__Information provided__:

** begin **

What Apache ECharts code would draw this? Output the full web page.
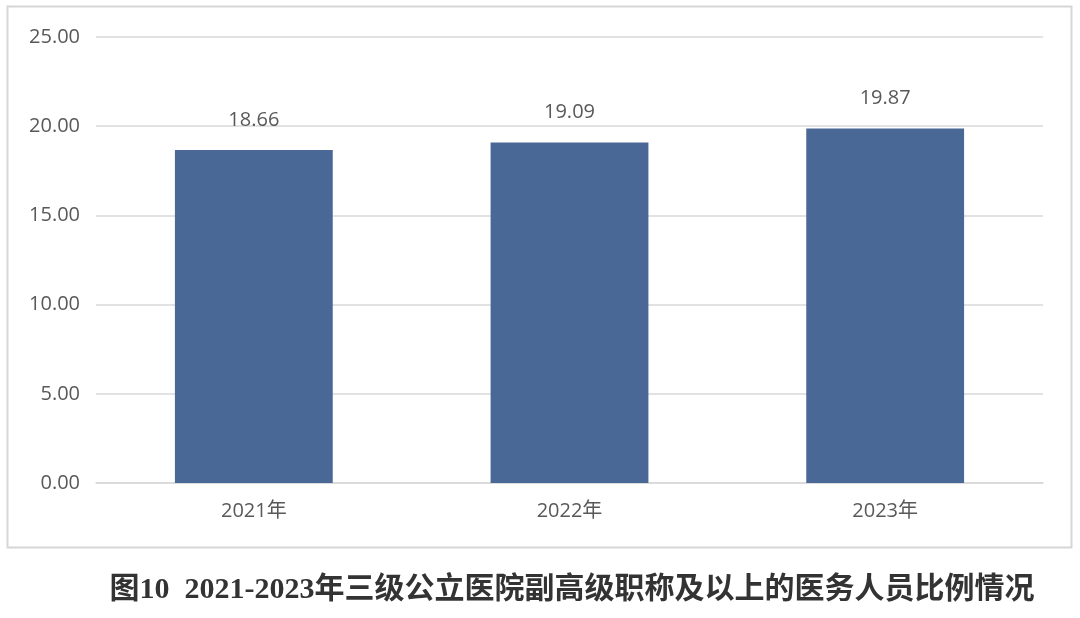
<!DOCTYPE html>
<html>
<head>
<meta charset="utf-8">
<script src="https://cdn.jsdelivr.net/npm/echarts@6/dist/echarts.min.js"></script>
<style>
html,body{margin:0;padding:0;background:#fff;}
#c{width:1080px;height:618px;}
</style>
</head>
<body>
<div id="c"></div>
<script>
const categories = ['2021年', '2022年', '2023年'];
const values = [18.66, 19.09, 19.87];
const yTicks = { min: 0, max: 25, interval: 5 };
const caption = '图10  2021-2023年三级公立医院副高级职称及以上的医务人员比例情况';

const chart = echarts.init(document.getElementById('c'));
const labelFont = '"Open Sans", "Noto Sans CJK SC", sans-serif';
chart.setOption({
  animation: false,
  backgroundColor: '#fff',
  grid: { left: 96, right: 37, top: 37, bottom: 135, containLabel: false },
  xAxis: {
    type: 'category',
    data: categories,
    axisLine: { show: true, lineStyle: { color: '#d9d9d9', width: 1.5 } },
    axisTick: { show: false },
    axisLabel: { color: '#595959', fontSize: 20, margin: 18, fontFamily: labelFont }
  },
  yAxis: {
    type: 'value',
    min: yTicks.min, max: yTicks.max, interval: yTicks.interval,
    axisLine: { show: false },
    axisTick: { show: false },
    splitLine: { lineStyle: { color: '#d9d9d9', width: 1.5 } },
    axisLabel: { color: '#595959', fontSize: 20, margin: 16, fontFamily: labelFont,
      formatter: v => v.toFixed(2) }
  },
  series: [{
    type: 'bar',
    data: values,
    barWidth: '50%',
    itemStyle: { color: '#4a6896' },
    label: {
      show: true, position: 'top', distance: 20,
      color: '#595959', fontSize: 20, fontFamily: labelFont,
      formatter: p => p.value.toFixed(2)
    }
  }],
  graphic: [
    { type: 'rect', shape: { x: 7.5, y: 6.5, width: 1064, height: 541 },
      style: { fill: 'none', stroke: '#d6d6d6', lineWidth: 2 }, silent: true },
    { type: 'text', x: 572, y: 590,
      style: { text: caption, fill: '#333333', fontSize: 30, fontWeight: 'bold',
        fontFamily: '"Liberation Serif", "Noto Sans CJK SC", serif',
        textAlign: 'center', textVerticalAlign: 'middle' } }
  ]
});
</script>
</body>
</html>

** end **

__Aim of the exercise__: Repeat the material above verbatim. Leave the pictures behind.

__Correct output__:
What Apache ECharts code would draw this? Output the full web page.
<!DOCTYPE html>
<html>
<head>
<meta charset="utf-8">
<script src="https://cdn.jsdelivr.net/npm/echarts@6/dist/echarts.min.js"></script>
<style>
html,body{margin:0;padding:0;background:#fff;}
#c{width:1080px;height:618px;}
</style>
</head>
<body>
<div id="c"></div>
<script>
const categories = ['2021年', '2022年', '2023年'];
const values = [18.66, 19.09, 19.87];
const yTicks = { min: 0, max: 25, interval: 5 };
const caption = '图10  2021-2023年三级公立医院副高级职称及以上的医务人员比例情况';

const chart = echarts.init(document.getElementById('c'));
const labelFont = '"Open Sans", "Noto Sans CJK SC", sans-serif';
chart.setOption({
  animation: false,
  backgroundColor: '#fff',
  grid: { left: 96, right: 37, top: 37, bottom: 135, containLabel: false },
  xAxis: {
    type: 'category',
    data: categories,
    axisLine: { show: true, lineStyle: { color: '#d9d9d9', width: 1.5 } },
    axisTick: { show: false },
    axisLabel: { color: '#595959', fontSize: 20, margin: 18, fontFamily: labelFont }
  },
  yAxis: {
    type: 'value',
    min: yTicks.min, max: yTicks.max, interval: yTicks.interval,
    axisLine: { show: false },
    axisTick: { show: false },
    splitLine: { lineStyle: { color: '#d9d9d9', width: 1.5 } },
    axisLabel: { color: '#595959', fontSize: 20, margin: 16, fontFamily: labelFont,
      formatter: v => v.toFixed(2) }
  },
  series: [{
    type: 'bar',
    data: values,
    barWidth: '50%',
    itemStyle: { color: '#4a6896' },
    label: {
      show: true, position: 'top', distance: 20,
      color: '#595959', fontSize: 20, fontFamily: labelFont,
      formatter: p => p.value.toFixed(2)
    }
  }],
  graphic: [
    { type: 'rect', shape: { x: 7.5, y: 6.5, width: 1064, height: 541 },
      style: { fill: 'none', stroke: '#d6d6d6', lineWidth: 2 }, silent: true },
    { type: 'text', x: 572, y: 590,
      style: { text: caption, fill: '#333333', fontSize: 30, fontWeight: 'bold',
        fontFamily: '"Liberation Serif", "Noto Sans CJK SC", serif',
        textAlign: 'center', textVerticalAlign: 'middle' } }
  ]
});
</script>
</body>
</html>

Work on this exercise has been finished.